Mon Jul 17 14:47:00 GMT 2006

Jeffrey Law wrote:

>On Sat, 2006-07-15 at 16:02 +0100, Paul Brook wrote:
>  
>
>>>When I look at this patch, it seems to me that it turns
>>>pseudo-assembly code like this:
>>>
>>>    r1 = r0 + 8
>>>    r2 = (r1)
>>>    r3 = r0 + 12
>>>    r4 = (r3)
>>>...
>>>However, it seems to me that we can view this as two separate
>>>optimizations.  The first one is to change the first code above into
>>>this:
>>>
>>>    r1 = r0 + 8
>>>    r2 = (r1)
>>>    r1 = r1 + 4
>>>    r4 = (r1)
>>>
>>>On machines without register offset addressing and with relatively few
>>>registers, this is a useful optimization because it decreases register
>>>pressure.
>>>      
>>>
>>This can also useful on machines with limited immediate ranges (eg. most RISC 
>>machines). Typically it occurs with large structures, ie. when "+ 12" 

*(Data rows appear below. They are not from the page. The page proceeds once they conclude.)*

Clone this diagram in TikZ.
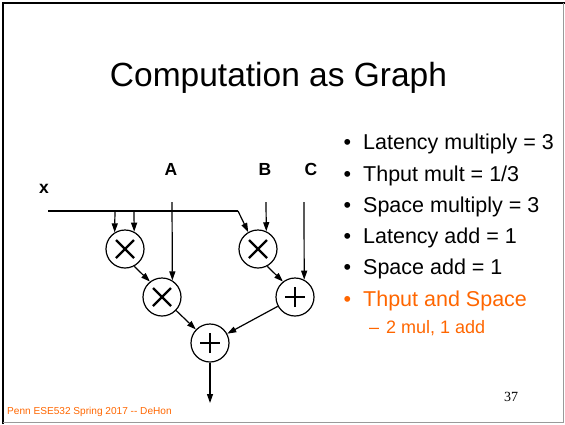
\documentclass[tikz,border=0pt]{standalone}
\usepackage{fontspec}
\setmainfont{Liberation Sans}
\newfontfamily\numfont{Liberation Serif}
\usetikzlibrary{arrows.meta}
\definecolor{penn}{HTML}{FF6600}
\definecolor{edge}{HTML}{9A9A9A}
\newcommand{\bul}{\makebox[0pt][r]{\textbullet\hspace{12pt}}}
\tikzset{
  op/.style={circle,draw,line width=1.2pt,minimum size=38pt,inner sep=0pt},
  mulnode/.style={op,path picture={
    \draw[line width=2.4pt] ([shift={(-9pt,-9pt)}]path picture bounding box.center) -- ++(18pt,18pt)
      ([shift={(-9pt,9pt)}]path picture bounding box.center) -- ++(18pt,-18pt);}},
  addnode/.style={op,path picture={
    \draw[line width=2.6pt] ([xshift=-10pt]path picture bounding box.center) -- ++(20pt,0pt)
      ([yshift=-10pt]path picture bounding box.center) -- ++(0pt,20pt);}},
  lbl/.style={font=\fontsize{17.5}{20}\selectfont\bfseries,anchor=base,inner sep=0pt},
  item/.style={font=\fontsize{21.5}{24}\selectfont,anchor=base west,inner sep=0pt},
  ar/.style={-{Triangle[length=9pt,width=6pt]},line width=1.2pt},
}
\begin{document}
\begin{tikzpicture}[x=1pt,y=-1pt]
\useasboundingbox (0,0) rectangle (565,424);
% slide frame
\draw[line width=2.5pt] (3.2,424) -- (3.2,3.2) -- (565,3.2);
\draw[edge,line width=1pt] (563.5,3) -- (563.5,422.5) -- (3,422.5);
\node[font=\fontsize{33.5}{40}\selectfont,anchor=base,inner sep=0pt] (title) at (278.5,86) {Computation as Graph};

% operators
\node[mulnode] (m1) at (125,249) {};
\node[mulnode] (m2) at (162,297) {};
\node[mulnode] (m3) at (258,249) {};
\node[addnode] (a1) at (295,297) {};
\node[addnode] (a2) at (210,343) {};

% inputs
\node[lbl] (lx) at (44,193) {x};
\node[lbl] (la) at (171,175) {A};
\node[lbl] (lb) at (265,175) {B};
\node[lbl] (lc) at (311,175) {C};
\coordinate (xin) at (48,211);
\coordinate (xbend) at (238,211);
\coordinate (xd1) at (115,211);
\coordinate (xd2) at (134,211);
\coordinate (atop) at (172,202);
\coordinate (btop) at (266,202);
\coordinate (ctop) at (304,202);
\coordinate (out) at (210,403);

\draw[line width=1.2pt] (xin) -- (xbend);
\draw[ar] (xbend) -- (m3.120);
\draw[ar] (xd1) -- (m1.122);
\draw[ar] (xd2) -- (m1.62);
\draw[ar] (atop) -- (m2.58);
\draw[ar] (btop) -- (m3.65);
\draw[ar] (ctop) -- (a1.62);
\draw[ar] (m1.-62) -- (m2.128);
\draw[ar] (m3.-62) -- (a1.128);
\draw[ar] (m2) -- (a2);
\draw[ar] (a1) -- (a2);
\draw[ar] (a2) -- (out);

% bullets
\node[item] (b1) at (363,149.5) {\bul Latency multiply = 3};
\node[item] (b2) at (363,181) {\bul Thput mult = 1/3};
\node[item] (b3) at (363,212) {\bul Space multiply = 3};
\node[item] (b4) at (363,243) {\bul Latency add = 1};
\node[item] (b5) at (363,274) {\bul Space add = 1};
\node[item,text=penn] (b6) at (363,306) {\bul Thput and Space};
\node[item,font=\fontsize{18}{20}\selectfont,text=penn] (b7) at (369,333) {–\hspace{7pt}2 mul, 1 add};

% footer
\node[font=\fontsize{10.1}{12}\selectfont,text=penn,anchor=base west,inner sep=0pt] (foot) at (7,414) {Penn ESE532 Spring 2017 -{}- DeHon};
\node[font=\fontsize{14}{16}\selectfont\numfont,anchor=base west,inner sep=0pt] (page) at (504,401) {37};
\end{tikzpicture}
\end{document}
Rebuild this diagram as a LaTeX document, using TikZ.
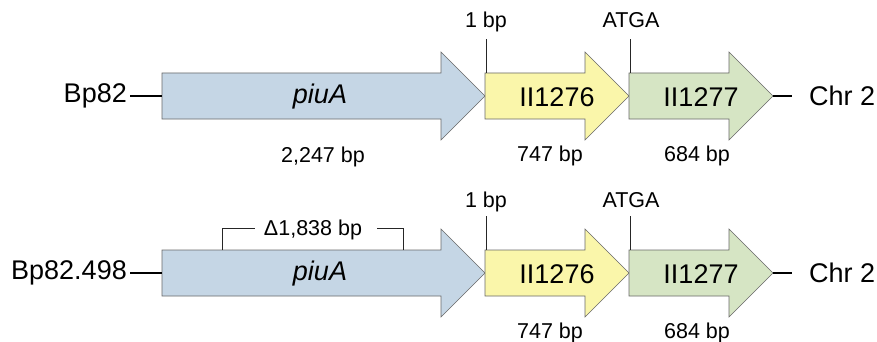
\documentclass[tikz,border=0pt]{standalone}
\usepackage{fontspec}
\setmainfont{Liberation Sans}
\definecolor{piublue}{RGB}{197,214,229}
\definecolor{geneyellow}{RGB}{250,246,170}
\definecolor{genegreen}{RGB}{214,229,196}
\definecolor{edgegray}{RGB}{105,105,105}
\tikzset{
  genebox/.style={draw=edgegray, line width=0.6pt, line join=miter},
  big/.style={font=\fontsize{27}{29}\selectfont, inner sep=0pt},
  small/.style={font=\fontsize{21.5}{23}\selectfont, inner sep=0pt},
  flank/.style={line width=2pt, black},
  tick/.style={line width=0.8pt, black!85},
}
% #1 x start, #2 head start, #3 tip, #4 centre y, #5 fill
\newcommand{\genearrowpath}[5]{%
  \path[genebox, fill=#5] (#1,#4-23) -- (#2,#4-23) -- (#2,#4-44) -- (#3,#4)
    -- (#2,#4+44) -- (#2,#4+23) -- (#1,#4+23) -- cycle;}
\begin{document}
\begin{tikzpicture}[x=1pt,y=-1pt]
\useasboundingbox (0,0) rectangle (877,342);
\fill[white] (0,0) rectangle (877,342);
% ---------- row 1 ----------
\genearrowpath{162}{441}{485}{96}{piublue}
\genearrowpath{485}{585}{629}{96}{geneyellow}
\genearrowpath{629}{729}{773}{96}{genegreen}
\coordinate (a1s) at (162,96);
\coordinate (c1e) at (773,96);
\coordinate (c1x) at (792,96);
\node[big, anchor=east] (bp82) at (127,96) {Bp82};
\node[big, anchor=west] (chr1) at (809,96) {Chr 2};
\draw[flank] (bp82.east) ++(3,0) coordinate (bp82l) -- (a1s);
\draw[flank] (c1e) -- (c1x);
\node[big] (piu1) at (320,97) {\itshape piuA};
\node[big] (g761) at (557,97) {II1276};
\node[big] (g771) at (701,97) {II1277};
\node[small, anchor=base] (len1a) at (323,162) {2,247 bp};
\node[small, anchor=base] (len1b) at (550,161) {747 bp};
\node[small, anchor=base] (len1c) at (697,161) {684 bp};
\node[small, anchor=base] (top1a) at (486,28) {1 bp};
\node[small, anchor=base] (top1b) at (631,28) {ATGA};
\coordinate (t1a) at (486,73);
\coordinate (t1b) at (630,73);
\draw[tick] (t1a) -- (486,39);
\draw[tick] (t1b) -- (630,39);
% ---------- row 2 ----------
\genearrowpath{162}{441}{485}{273}{piublue}
\genearrowpath{485}{585}{629}{273}{geneyellow}
\genearrowpath{629}{729}{773}{273}{genegreen}
\coordinate (a2s) at (162,273);
\coordinate (c2e) at (773,273);
\coordinate (c2x) at (792,273);
\node[big, anchor=east] (bp498) at (127,273) {Bp82.498};
\node[big, anchor=west] (chr2) at (809,273) {Chr 2};
\draw[flank] (bp498.east) ++(3,0) coordinate (bp498l) -- (a2s);
\draw[flank] (c2e) -- (c2x);
\node[big] (piu2) at (320,274) {\itshape piuA};
\node[big] (g762) at (557,274) {II1276};
\node[big] (g772) at (701,274) {II1277};
\node[small, anchor=base] (len2b) at (550,338) {747 bp};
\node[small, anchor=base] (len2c) at (697,338) {684 bp};
\node[small, anchor=base] (top2a) at (486,207) {1 bp};
\node[small, anchor=base] (top2b) at (631,207) {ATGA};
\coordinate (t2a) at (486,250);
\coordinate (t2b) at (630,250);
\draw[tick] (t2a) -- (486,216);
\draw[tick] (t2b) -- (630,216);
% deletion bracket
\node[small, anchor=base] (del) at (313,235) {Δ1,838 bp};
\coordinate (dl) at (222,250);
\coordinate (dr) at (403,250);
\draw[tick] (dl) -- (222,228) -- (255,228);
\draw[tick] (dr) -- (403,228) -- (377,228);
\end{tikzpicture}
\end{document}
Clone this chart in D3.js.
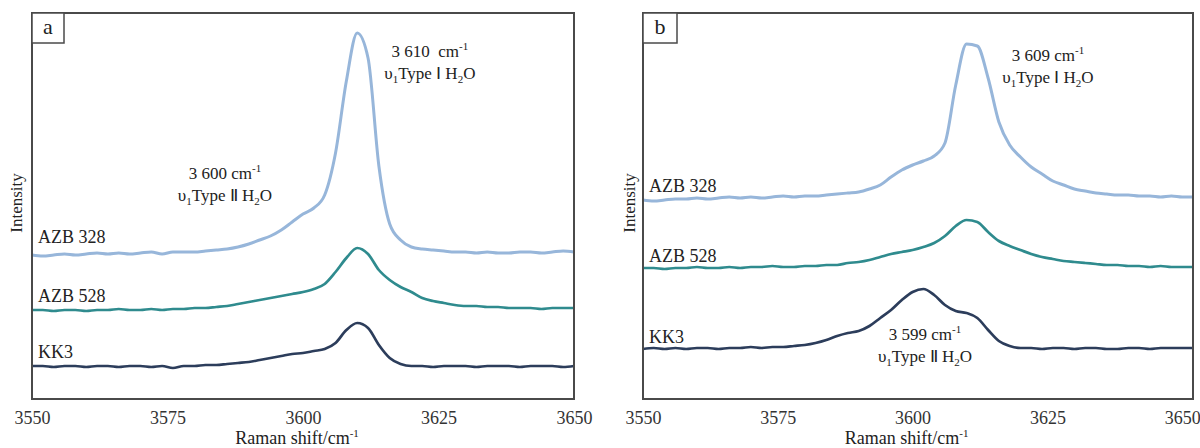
<!DOCTYPE html>
<html>
<head>
<meta charset="utf-8">
<script src="https://cdn.jsdelivr.net/npm/d3@7"></script>
<style>
  body { margin: 0; background: #fff; }
  svg { display: block; font-family: "Liberation Serif", "Times New Roman", serif; }
</style>
</head>
<body>
<svg id="chart" width="1200" height="448"></svg>
<script>
// Raman shift sampling (cm-1)
const shiftA = [3550,3552,3554,3556,3558,3560,3562,3564,3566,3568,3570,3572,3574,3576,3578,3580,3582,3584,3586,3588,
  3590,3592,3594,3596,3598,3600,3602,3604,3606,3608,3610,3612,3614,3616,3618,3620,3622,3624,3626,3628,
  3630,3632,3634,3636,3638,3640,3642,3644,3646,3648,3650];
const shiftB = [3550,3552,3554,3556,3558,3560,3562,3564,3566,3568,3570,3572,3574,3576,3578,3580,3582,3584,3586,3588,
  3590,3592,3594,3596,3598,3600,3602,3604,3606,3608,3610,3612,3614,3616,3618,3620,3622,3624,3626,3628,
  3630,3632,3634,3636,3638,3640,3642,3644,3646,3648,3650,3652];

const sampleNames = ["AZB 328", "AZB 528", "KK3"];
const sampleColors = ["#97b6da", "#2f8b8e", "#2c3d5b"];

// panel a intensities (a.u., stacked)
const aAzb328 = [144,143,144,145,144,145,146,145,146,145,146,147,145,147,147,147,148,149,150,152,
  155,159,163,169,177,185,191,204,246,318,366,341,233,175,159,152,150,149,148,147,
  147,146,147,146,146,147,147,146,147,148,147];
const aAzb528 = [89,89,88,89,89,88,89,89,90,89,89,90,89,90,90,91,91,92,93,95,
  97,99,101,103,105,107,110,115,127,141,151,145,129,119,112,107,101,98,96,94,
  93,93,92,92,91,91,91,90,91,91,91];
const aKK3 = [33,33,32,33,33,32,33,33,32,33,33,32,33,31,33,33,34,34,35,36,
  37,39,41,43,45,46,48,50,56,69,76,71,54,41,35,33,33,32,33,33,
  33,32,33,33,33,32,33,33,33,32,33];

// panel b intensities (a.u., stacked)
const bAzb328 = [199,198,199,200,200,201,200,201,202,201,202,201,202,203,202,203,203,204,205,206,
  207,210,214,222,229,234,238,243,256,314,355,353,321,277,254,242,232,225,218,214,
  210,208,206,205,204,204,203,203,202,203,202,202];
const bAzb528 = [131,131,130,131,131,132,131,131,132,131,132,132,133,132,132,133,133,134,134,136,
  137,139,142,145,147,149,152,156,163,173,179,177,167,158,153,149,145,142,140,138,
  137,136,135,134,134,133,133,132,133,132,132,132];
const bKK3 = [50,51,50,51,50,51,51,50,51,51,52,51,52,52,53,54,56,59,63,66,
  68,73,81,89,99,107,110,104,94,88,86,81,69,58,53,51,51,50,51,51,
  50,51,51,50,50,51,51,50,51,51,51,51];

const xTicks = [3550, 3575, 3600, 3625, 3650];

const panels = [
  { tag: "a", left: 32, right: 574, xDomain: [3550, 3650], shift: shiftA,
    series: [aAzb328, aAzb528, aKK3], labelDy: [12, 8, 8], tagW: 32, yLabelX: 22,
    notes: [
      { at: [3623.4, 342], l1: "3 610\u00a0 cm", l2: "Ⅰ" },
      { at: [3585.6, 220], l1: "3 600 cm", l2: "Ⅱ" }
    ] },
  { tag: "b", left: 643, right: 1193, xDomain: [3550, 3652], shift: shiftB,
    series: [bAzb328, bAzb528, bKK3], labelDy: [8, 6, 6], tagW: 34, yLabelX: 635,
    notes: [
      { at: [3625.1, 338], l1: "3 609 cm", l2: "Ⅰ" },
      { at: [3602.3, 59], l1: "3 599 cm", l2: "Ⅱ" }
    ] }
];

const plotTop = 13, plotBottom = 399;
const svg = d3.select("#chart");

panels.forEach(p => {
  const x = d3.scaleLinear().domain(p.xDomain).range([p.left, p.right]);
  const y = d3.scaleLinear().domain([0, 386]).range([plotBottom, plotTop]);
  const g = svg.append("g");

  // spectra
  const line = d3.line()
    .curve(d3.curveMonotoneX)
    .x((d, i) => x(p.shift[i]))
    .y(d => y(d));
  g.selectAll("path.spec")
    .data(p.series)
    .join("path")
      .attr("class", "spec")
      .attr("fill", "none")
      .attr("stroke", (d, i) => sampleColors[i])
      .attr("stroke-width", (d, i) => i == 0 ? 3 : 2.7)
      .attr("stroke-linejoin", "round")
      .attr("d", line);

  // frame
  g.append("rect")
    .attr("x", p.left).attr("y", plotTop)
    .attr("width", p.right - p.left).attr("height", plotBottom - plotTop)
    .attr("fill", "none").attr("stroke", "#4a4a4a").attr("stroke-width", 2);

  // panel tag
  g.append("rect")
    .attr("x", p.left).attr("y", plotTop)
    .attr("width", p.tagW).attr("height", 30)
    .attr("fill", "#fff").attr("stroke", "#4a4a4a").attr("stroke-width", 1.5);
  g.append("text")
    .attr("x", p.left + p.tagW / 2).attr("y", plotTop + 21)
    .attr("text-anchor", "middle")
    .style("font-size", "22px").attr("fill", "#222")
    .text(p.tag);

  // x axis
  g.append("g")
    .attr("transform", `translate(0,${plotBottom})`)
    .call(d3.axisBottom(x).tickValues(xTicks).tickSize(0).tickPadding(12).tickFormat(d3.format("d")))
    .call(a => a.select(".domain").remove())
    .call(a => a.selectAll("text")
      .style("font-family", "Liberation Serif, serif")
      .style("font-size", "18px")
      .attr("fill", "#333"));

  const title = g.append("text")
    .attr("x", x(3600) - 6).attr("y", 444)
    .attr("text-anchor", "middle")
    .style("font-size", "18px").attr("fill", "#222");
  title.append("tspan").text("Raman shift/cm");
  title.append("tspan").attr("dy", -7).style("font-size", "11px").text("-1");

  g.append("text")
    .attr("transform", `translate(${p.yLabelX},203) rotate(-90)`)
    .attr("text-anchor", "middle")
    .style("font-size", "17px").attr("fill", "#222")
    .text("Intensity");

  // sample labels
  g.selectAll("text.sample")
    .data(p.series)
    .join("text")
      .attr("class", "sample")
      .attr("x", p.left + 6)
      .attr("y", (d, i) => y(d[0]) - p.labelDy[i])
      .style("font-size", "18px").attr("fill", "#222")
      .text((d, i) => sampleNames[i]);

  // peak notes
  p.notes.forEach(n => {
    const cx = x(n.at[0]), cy = y(n.at[1]);
    const t1 = g.append("text")
      .attr("x", cx).attr("y", cy)
      .attr("text-anchor", "middle")
      .style("font-size", "17px").attr("fill", "#222");
    t1.append("tspan").text(n.l1);
    t1.append("tspan").attr("dy", -7).style("font-size", "11px").text("-1");

    const t2 = g.append("text")
      .attr("x", cx).attr("y", cy + 22)
      .attr("text-anchor", "middle")
      .style("font-size", "17px").attr("fill", "#222");
    t2.append("tspan").text("υ");
    t2.append("tspan").attr("dy", 4).style("font-size", "11px").text("1");
    t2.append("tspan").attr("dy", -4).text("Type " + n.l2 + " H");
    t2.append("tspan").attr("dy", 4).style("font-size", "11px").text("2");
    t2.append("tspan").attr("dy", -4).text("O");
  });
});
</script>
</body>
</html>
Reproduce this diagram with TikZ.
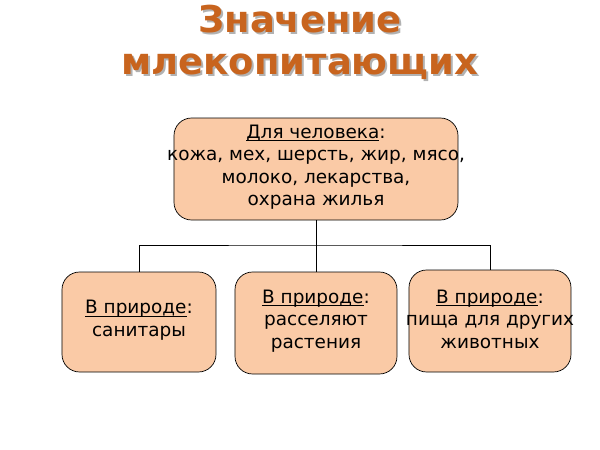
\documentclass[tikz,border=0pt]{standalone}
\usepackage{fontspec}
\setmainfont{DejaVu Sans}
\usetikzlibrary{positioning}
\definecolor{peach}{HTML}{FACAA6}
\definecolor{titlecol}{HTML}{C8641E}
\newcommand{\ul}[1]{\underline{\smash{#1}}}
\tikzset{
  box/.style={draw, fill=peach, rounded corners=10pt, align=center, font=\fontsize{10.5}{12.8}\selectfont},
  title/.style={font=\fontsize{21}{24}\selectfont\bfseries, align=center}
}
\begin{document}
\begin{tikzpicture}[x=0.02cm,y=-0.02cm]
  \useasboundingbox (0,0) rectangle (600,450);
  % title
  \node[title, text=gray!60] at (302,44) {Значение\\млекопитающих};
  \node[title, text=titlecol] (T) at (300,42) {Значение\\млекопитающих};
  % boxes
  \draw[box] (174,118) rectangle (458,220);
  \node[box, draw=none, fill=none] (H) at (316,169) {\ul{Для человека}:\\кожа, мех, шерсть, жир, мясо,\\молоко, лекарства,\\охрана жилья};
  \draw[box] (62,272) rectangle (216,372);
  \node[box, draw=none, fill=none] (A) at (139,322) {\ul{В природе}:\\санитары};
  \draw[box] (235,272) rectangle (397,374);
  \node[box, draw=none, fill=none] (B) at (316,323) {\ul{В природе}:\\расселяют\\растения};
  \draw[box] (409,270) rectangle (571,372);
  \node[box, draw=none, fill=none] (C) at (490,321) {\ul{В природе}:\\пища для других\\животных};
  % connectors
  \coordinate (top) at (316,220);
  \coordinate (mid) at (316,245);
  \draw (top) -- (mid);
  \draw (139,272) |- (mid) -| (490,270);
  \draw (mid) -- (316,272);
\end{tikzpicture}
\end{document}
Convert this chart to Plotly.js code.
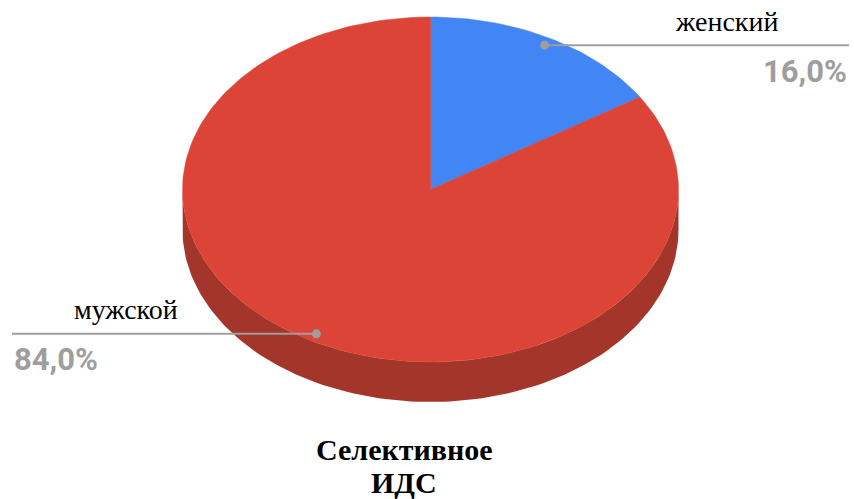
<!DOCTYPE html>
<html>
<head>
<meta charset="utf-8">
<script src="https://cdn.plot.ly/plotly-3.0.1.min.js"></script>
<style>html,body{margin:0;padding:0;background:#fff;}#chart{width:854px;height:499px;}</style>
</head>
<body>
<div id="chart"></div>
<script>
// ---- data ----
const categories = ['женский', 'мужской'];
const values = [16.0, 84.0];
const valueLabels = ['16,0%', '84,0%'];
const titleLines = ['Селективное', 'ИДС'];

// ---- style / geometry ----
const topColors = ['#4285f4', '#db4437'];
const sideColors = ['#2f5fb0', '#a4352b'];
const CX = 430.5, CY = 189.5, RX = 248, RY = 172.5, DEPTH = 40;
const LABEL_R = 0.955;
const W = 854, H = 499;
const SERIF = "'Liberation Serif', 'Times New Roman', Times, serif";

function pt(deg, f) {
  const t = deg * Math.PI / 180;
  return [CX + RX * f * Math.sin(t), CY - RY * f * Math.cos(t)];
}

const total = values.reduce((a, b) => a + b, 0);
const traces = [];
const annotations = [];
let start = 0;
const slices = values.map((v, i) => {
  const a0 = start, a1 = start + v / total * 360;
  start = a1;
  return {a0, a1, i};
});

// side (visible front half 90..270 deg)
slices.forEach(s => {
  const lo = Math.max(s.a0, 90), hi = Math.min(s.a1, 270);
  if (hi <= lo) return;
  const xs = [], ys = [];
  for (let k = 0; k <= 120; k++) {
    const p = pt(lo + (hi - lo) * k / 120, 1);
    xs.push(p[0]); ys.push(p[1]);
  }
  for (let k = 120; k >= 0; k--) {
    const p = pt(lo + (hi - lo) * k / 120, 1);
    xs.push(p[0]); ys.push(p[1] + DEPTH);
  }
  traces.push({type: 'scatter', mode: 'lines', x: xs, y: ys, fill: 'toself',
    fillcolor: sideColors[s.i], line: {width: 0, color: sideColors[s.i]}, hoverinfo: 'skip', showlegend: false});
});

// top faces
slices.forEach(s => {
  const xs = [CX], ys = [CY];
  const n = Math.max(8, Math.ceil((s.a1 - s.a0) / 1.5));
  for (let k = 0; k <= n; k++) {
    const p = pt(s.a0 + (s.a1 - s.a0) * k / n, 1);
    xs.push(p[0]); ys.push(p[1]);
  }
  xs.push(CX); ys.push(CY);
  traces.push({type: 'scatter', mode: 'lines', x: xs, y: ys, fill: 'toself',
    fillcolor: topColors[s.i], line: {width: 0.5, color: topColors[s.i]}, hoverinfo: 'skip', showlegend: false,
    name: categories[s.i]});
});

// leader lines + labels
slices.forEach(s => {
  const mid = (s.a0 + s.a1) / 2;
  const p = pt(mid, LABEL_R);
  const right = Math.sin(mid * Math.PI / 180) >= 0;
  const endX = right ? 849 : 12;
  traces.push({type: 'scatter', mode: 'lines', x: [p[0], endX], y: [p[1], p[1]],
    line: {color: '#9e9e9e', width: 2}, hoverinfo: 'skip', showlegend: false});
  traces.push({type: 'scatter', mode: 'markers', x: [p[0]], y: [p[1]],
    marker: {color: '#9e9e9e', size: 9}, hoverinfo: 'skip', showlegend: false});
  annotations.push({x: right ? 726 : 126, y: p[1] - 24, xref: 'x', yref: 'y', text: categories[s.i],
    showarrow: false, xanchor: 'center', yanchor: 'middle',
    font: {family: SERIF, size: 28, color: '#000'}});
  annotations.push({x: endX, y: p[1] + 26, xref: 'x', yref: 'y', text: valueLabels[s.i],
    showarrow: false, xanchor: right ? 'right' : 'left', yanchor: 'middle',
    font: {family: 'Roboto, Arial, sans-serif', size: 31, color: '#9e9e9e', weight: 'bold'}});
});

annotations.push({x: 404, y: 449, xref: 'x', yref: 'y', text: '<b>' + titleLines[0] + '</b>', showarrow: false,
  xanchor: 'center', yanchor: 'middle', font: {family: SERIF, size: 30, color: '#000'}});
annotations.push({x: 404, y: 482, xref: 'x', yref: 'y', text: '<b>' + titleLines[1] + '</b>', showarrow: false,
  xanchor: 'center', yanchor: 'middle', font: {family: SERIF, size: 30, color: '#000'}});

const layout = {
  width: W, height: H,
  margin: {l: 0, r: 0, t: 0, b: 0},
  paper_bgcolor: '#fff', plot_bgcolor: '#fff',
  xaxis: {range: [0, W], visible: false, fixedrange: true},
  yaxis: {range: [H, 0], visible: false, fixedrange: true},
  annotations: annotations,
  showlegend: false,
  hovermode: false
};
Plotly.newPlot('chart', traces, layout, {displayModeBar: false, staticPlot: true});
</script>
</body>
</html>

>>requires multiple instructions.
>>
>>We've seen evidence that this transformation would help Thumb code on CSiBE.
>>    
>>
>If you look at PRE+strength reduction that's exactly what it will
>do.  It considers r0 + 8 and r0 + 12 as equivalent and thus
>removes the r0 + 12 expression evaluation as it's redundant.
>  
>
combine wants r1 and r3 separate so that it can generate
r2 = (r0+r8)
r4 = (r0+r12)
on processors where this is possible.  So will you be running thes 
PRE+strength reduction
pass between combine and flow (or its replacement)?
And what are you going to do about the increased scheduling rigidity?
What are you going to do when r0+8 is used in more than one place, but 
separated by another
r0 use?  Applying PRE naiively will increase the instruction count.